Sale-Leasebacks

HighBar Property Group > Services > Sale-Leasebacks

Sale-leasebacks are defined as a transaction in which a company sells an asset (real estate) that they own and occupy to an investor, and then the seller leases back the asset from the buyer. The property owner becomes the property lessee, and in the process they unlock capital for their business and significantly reduce their real estate costs.

Sale-leasebacks are useful for businesses that do not want to be in the business of owning real estate, and would benefit from converting that real estate equity into cash. For businesses of all sizes, this arrangement is often significantly more profitable than seeking traditional financing from a financial institution to fund growth or other operations.

If you would like to determine whether a sale-leaseback makes sense for you, please call us for a complimentary consultation at (508) 921-0433 or (615) 829-6604 or contact a member of our team.

Businesses can use the capital generated from sale-leasebacks to pay for growth (new equipment, or employees, for example), or simply for day-to-day operations.

Benefits to a property owner include:

Tax benefits: Recent changes to the tax code now limit the deductibility of interest expense on a mortgage.
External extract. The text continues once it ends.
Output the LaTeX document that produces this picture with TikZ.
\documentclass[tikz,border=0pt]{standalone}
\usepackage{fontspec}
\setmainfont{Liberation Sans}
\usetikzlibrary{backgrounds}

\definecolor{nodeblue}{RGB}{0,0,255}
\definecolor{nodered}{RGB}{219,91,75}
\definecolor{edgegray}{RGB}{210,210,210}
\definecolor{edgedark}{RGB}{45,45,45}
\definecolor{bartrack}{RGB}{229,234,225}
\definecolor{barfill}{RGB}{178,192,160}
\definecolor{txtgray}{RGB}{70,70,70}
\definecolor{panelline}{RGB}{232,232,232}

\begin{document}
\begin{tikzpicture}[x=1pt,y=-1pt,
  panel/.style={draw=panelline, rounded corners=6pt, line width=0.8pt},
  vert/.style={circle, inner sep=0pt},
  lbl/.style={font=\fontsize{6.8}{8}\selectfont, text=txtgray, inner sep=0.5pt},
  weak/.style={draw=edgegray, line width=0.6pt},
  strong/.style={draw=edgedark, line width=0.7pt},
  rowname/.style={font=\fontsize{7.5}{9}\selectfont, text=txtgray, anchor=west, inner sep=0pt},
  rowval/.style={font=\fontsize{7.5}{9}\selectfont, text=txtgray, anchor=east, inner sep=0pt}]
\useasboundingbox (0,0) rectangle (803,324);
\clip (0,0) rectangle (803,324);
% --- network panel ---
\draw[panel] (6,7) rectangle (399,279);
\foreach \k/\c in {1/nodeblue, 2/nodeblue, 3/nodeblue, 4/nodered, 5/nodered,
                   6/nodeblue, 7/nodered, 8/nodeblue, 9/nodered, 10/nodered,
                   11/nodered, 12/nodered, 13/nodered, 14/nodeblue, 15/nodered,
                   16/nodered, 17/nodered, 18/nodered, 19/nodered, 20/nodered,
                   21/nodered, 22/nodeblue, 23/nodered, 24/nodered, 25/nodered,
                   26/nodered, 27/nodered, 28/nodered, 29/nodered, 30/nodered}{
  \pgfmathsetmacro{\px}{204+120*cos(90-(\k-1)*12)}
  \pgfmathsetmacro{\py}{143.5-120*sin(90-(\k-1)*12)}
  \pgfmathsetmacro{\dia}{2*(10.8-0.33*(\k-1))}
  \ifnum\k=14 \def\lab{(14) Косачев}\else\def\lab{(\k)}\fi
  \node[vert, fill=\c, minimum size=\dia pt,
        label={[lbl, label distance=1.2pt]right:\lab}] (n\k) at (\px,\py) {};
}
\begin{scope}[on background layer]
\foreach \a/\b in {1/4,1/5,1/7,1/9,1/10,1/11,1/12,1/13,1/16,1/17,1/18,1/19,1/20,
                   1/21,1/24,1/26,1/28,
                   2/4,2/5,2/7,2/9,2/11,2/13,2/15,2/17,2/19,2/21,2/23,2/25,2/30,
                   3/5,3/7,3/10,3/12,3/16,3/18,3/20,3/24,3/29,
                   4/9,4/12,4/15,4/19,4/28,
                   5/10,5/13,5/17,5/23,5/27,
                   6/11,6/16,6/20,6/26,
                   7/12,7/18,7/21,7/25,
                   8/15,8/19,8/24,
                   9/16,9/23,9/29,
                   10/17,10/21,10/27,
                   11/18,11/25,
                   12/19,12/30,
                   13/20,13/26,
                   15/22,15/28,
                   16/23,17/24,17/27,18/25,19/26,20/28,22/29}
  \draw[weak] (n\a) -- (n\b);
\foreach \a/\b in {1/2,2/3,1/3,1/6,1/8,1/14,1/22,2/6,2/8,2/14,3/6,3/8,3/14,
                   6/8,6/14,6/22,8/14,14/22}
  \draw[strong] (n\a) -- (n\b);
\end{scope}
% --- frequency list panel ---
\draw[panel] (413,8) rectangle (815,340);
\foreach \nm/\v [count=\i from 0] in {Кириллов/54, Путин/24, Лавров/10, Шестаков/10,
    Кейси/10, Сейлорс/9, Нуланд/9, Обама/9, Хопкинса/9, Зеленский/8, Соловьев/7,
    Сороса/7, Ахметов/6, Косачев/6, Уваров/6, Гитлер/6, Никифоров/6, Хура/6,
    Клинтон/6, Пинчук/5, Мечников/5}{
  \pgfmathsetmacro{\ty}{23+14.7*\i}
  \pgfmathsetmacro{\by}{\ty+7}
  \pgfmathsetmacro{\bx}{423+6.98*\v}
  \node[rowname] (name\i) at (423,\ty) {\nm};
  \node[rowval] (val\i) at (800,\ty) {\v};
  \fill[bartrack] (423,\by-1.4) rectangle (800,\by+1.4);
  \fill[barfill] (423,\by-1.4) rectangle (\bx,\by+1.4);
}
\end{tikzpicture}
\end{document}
Sale-leasebacks can replace the interest expense on a mortgage with a fully-deductible rent expense.

Favorable financing terms: Businesses looking to finance growth can typically generate more money from selling real estate than they can generate through a loan from a financial institution.

Risk transfer: The owner/occupant of the real estate will transfer the risk of owning real estate to the buyer (including potential depreciation), while still maintaining control of the asset through a long-term lease.
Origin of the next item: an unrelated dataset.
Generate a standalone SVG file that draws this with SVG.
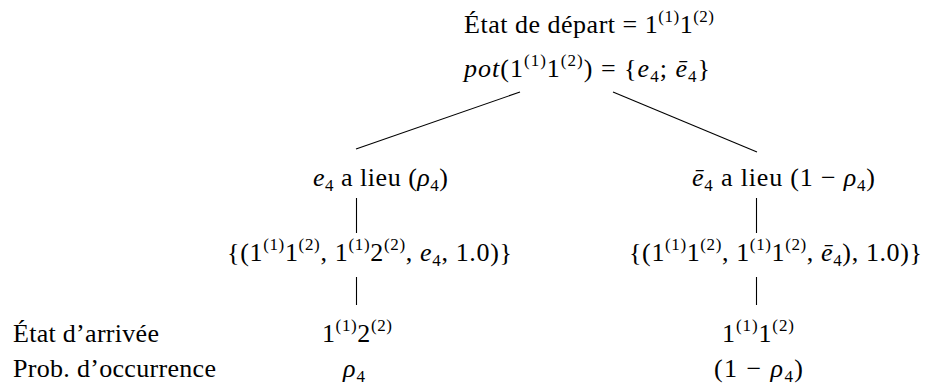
<svg xmlns="http://www.w3.org/2000/svg" width="925" height="387" viewBox="0 0 925 387">
<style>
  text { font-family: "Liberation Serif", "Times New Roman", serif; font-size: 26px; fill: #000; }
  .i { font-style: italic; }
  .s { font-size: 17px; }
  .edge { stroke: #000; stroke-width: 1.1; fill: none; }
</style>
<rect width="925" height="387" fill="#fff"/>
<g id="connectors">
  <line class="edge" x1="520" y1="92" x2="356" y2="149"/>
  <line class="edge" x1="613" y1="92" x2="757" y2="152"/>
  <line class="edge" x1="356.5" y1="198" x2="356.5" y2="233"/>
  <line class="edge" x1="356.5" y1="277" x2="356.5" y2="305"/>
  <line class="edge" x1="756.5" y1="198" x2="756.5" y2="233"/>
  <line class="edge" x1="756.5" y1="277" x2="756.5" y2="305"/>
</g>
<g id="start">
  <text x="464" y="33" textLength="250">État de départ = 1<tspan class="s" dy="-11">(1)</tspan><tspan dy="11">1</tspan><tspan class="s" dy="-11">(2)</tspan></text>
  <text x="464" y="77" textLength="246"><tspan class="i">pot</tspan>(1<tspan class="s" dy="-11">(1)</tspan><tspan dy="11">1</tspan><tspan class="s" dy="-11">(2)</tspan><tspan dy="11">) = {</tspan><tspan class="i">e</tspan><tspan class="s" dy="5">4</tspan><tspan dy="-5">; </tspan><tspan class="i">ē</tspan><tspan class="s" dy="5">4</tspan><tspan dy="-5">}</tspan></text>
</g>
<g id="event-left">
  <text x="313" y="186" textLength="135"><tspan class="i">e</tspan><tspan class="s" dy="5">4</tspan><tspan dy="-5"> a lieu (</tspan><tspan class="i">ρ</tspan><tspan class="s" dy="5">4</tspan><tspan dy="-5">)</tspan></text>
</g>
<g id="set-left">
  <text x="227" y="261" textLength="285">{(1<tspan class="s" dy="-11">(1)</tspan><tspan dy="11">1</tspan><tspan class="s" dy="-11">(2)</tspan><tspan dy="11">, 1</tspan><tspan class="s" dy="-11">(1)</tspan><tspan dy="11">2</tspan><tspan class="s" dy="-11">(2)</tspan><tspan dy="11">, </tspan><tspan class="i">e</tspan><tspan class="s" dy="5">4</tspan><tspan dy="-5">, 1.0)}</tspan></text>
</g>
<g id="end-left">
  <text x="322" y="342" textLength="70">1<tspan class="s" dy="-11">(1)</tspan><tspan dy="11">2</tspan><tspan class="s" dy="-11">(2)</tspan></text>
</g>
<g id="prob-left">
  <text x="343" y="377" textLength="22"><tspan class="i">ρ</tspan><tspan class="s" dy="5">4</tspan></text>
</g>
<g id="event-right">
  <text x="692" y="186" textLength="183"><tspan class="i">ē</tspan><tspan class="s" dy="5">4</tspan><tspan dy="-5"> a lieu (1 − </tspan><tspan class="i">ρ</tspan><tspan class="s" dy="5">4</tspan><tspan dy="-5">)</tspan></text>
</g>
<g id="set-right">
  <text x="629" y="261" textLength="293">{(1<tspan class="s" dy="-11">(1)</tspan><tspan dy="11">1</tspan><tspan class="s" dy="-11">(2)</tspan><tspan dy="11">, 1</tspan><tspan class="s" dy="-11">(1)</tspan><tspan dy="11">1</tspan><tspan class="s" dy="-11">(2)</tspan><tspan dy="11">, </tspan><tspan class="i">ē</tspan><tspan class="s" dy="5">4</tspan><tspan dy="-5">), 1.0)}</tspan></text>
</g>
<g id="end-right">
  <text x="722" y="342" textLength="72">1<tspan class="s" dy="-11">(1)</tspan><tspan dy="11">1</tspan><tspan class="s" dy="-11">(2)</tspan></text>
</g>
<g id="prob-right">
  <text x="714" y="377" textLength="89">(1 − <tspan class="i">ρ</tspan><tspan class="s" dy="5">4</tspan><tspan dy="-5">)</tspan></text>
</g>
<g id="row-labels">
  <text x="13" y="342" textLength="146">État d’arrivée</text>
  <text x="13" y="377" textLength="203">Prob. d’occurrence</text>
</g>
</svg>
Flexibility: The seller can vacate the asset at the end of the lease term if it no longer meets their needs. Instead of having to sell a vacant building at the time they no longer need it (which would garner a lower sale price and a smaller buyer pool), they can sell it today through a sale-leaseback at a higher price.

Higher value for the real estate: If the business owner ever plans to sell the business, the value of any real estate asset will often be discounted as part of the packaged deal. Separating the real estate asset and selling it now, well before the sale of the business itself, ensures that both the business and the real estate are sold for the maximum possible amount.

Benefits to a real estate investor include:

Real estate investors benefit from sale-leasebacks because they get a committed, long-term tenant that is already familiar with the property. Sale-leasebacks tend to be particularly attractive to investors, garnering low cap rates, because they typically come with a long-term lease. This is true even in economic downturns, because businesses that use sale-leasebacks to generate capital will be stronger, more stable tenants than many other retail tenants.

Businesses that engage in a sale-leaseback should keep in mind that the terms of the lease – especially lease duration, rental amount, and rent escalations – have an impact on the cap rate that the asset will sell for. The longer the lease term, and the better the lease terms are for the buyer, the lower the cap rate will be. The lower the cap rate, the higher the price for the asset.